Rhonda Kerns, Tahlequah Public Schools Child Nutrition director, told members of the TPS School Board recently that the U.S. Department of Agriculture has modified what snacks can be sold in schools.
“The USDA sets the standards for foods sold in schools,” said Kerns. “This only affects a la cart items.”
The new regulations do not affect night activities, just sales between midnight and 30 minutes after the end of school.
“PTA sells during the day, and athletic events during the day have to comply with the USDA regulations,” said Lisa Presley, TPS superintendent of schools. “We will manage it, but it will be challenging.”
Elementary school sites and Tahlequah Middle School’s PTAs sell snacks, including pickles and popcorn one day a week as a fundraiser. Presley said Kerns is working on a popcorn the district can use at all of its sites and concession stands.
The problem with the pickles many students like to purchase is the amount of sodium in each pickle.
“There are 840 grams of sodium in one of those pickles,” said Kerns. “The allocated amount from the USDA is 230 grams for a snack item and 480 for an entree item.”
Monica Rotton, TMS PTA member for four years, supervised the Friday popcorn days and concessions at TMS.
“I purchased what the PTA sold each week and pickles was in the top three sellers,” said Rotton. “The PTA could purchase a large jar with 10 to 12 pickles in it for $5 and sell each pickle for $1. Students love them, and it was a great profit earner for PTA.”

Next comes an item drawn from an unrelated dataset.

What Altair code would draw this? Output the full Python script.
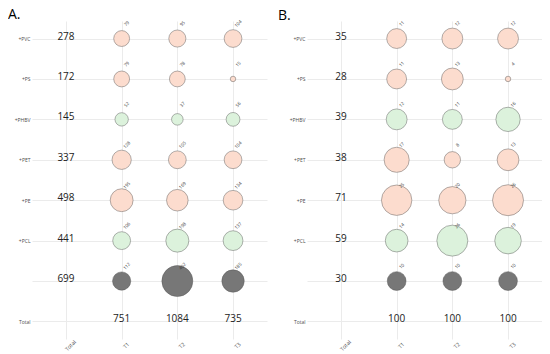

Rotton said she is sure healthier snacks could be sold, and another top seller will replace the ever-favorite pickle.
DID YOU KNOW?
USDA Nutrition Standard for Foods state that the item must be a whole-grain or rich-grain product; have as the first ingredient a fruit, vegetable, a dairy product or a protein food; be a combination food that contains at least one-fourth cup of fruit and/or vegetable; and contains 10 percent of the daily value of one of the nutrients of public health concern in the 2010 Dietary Guidelines for Americans.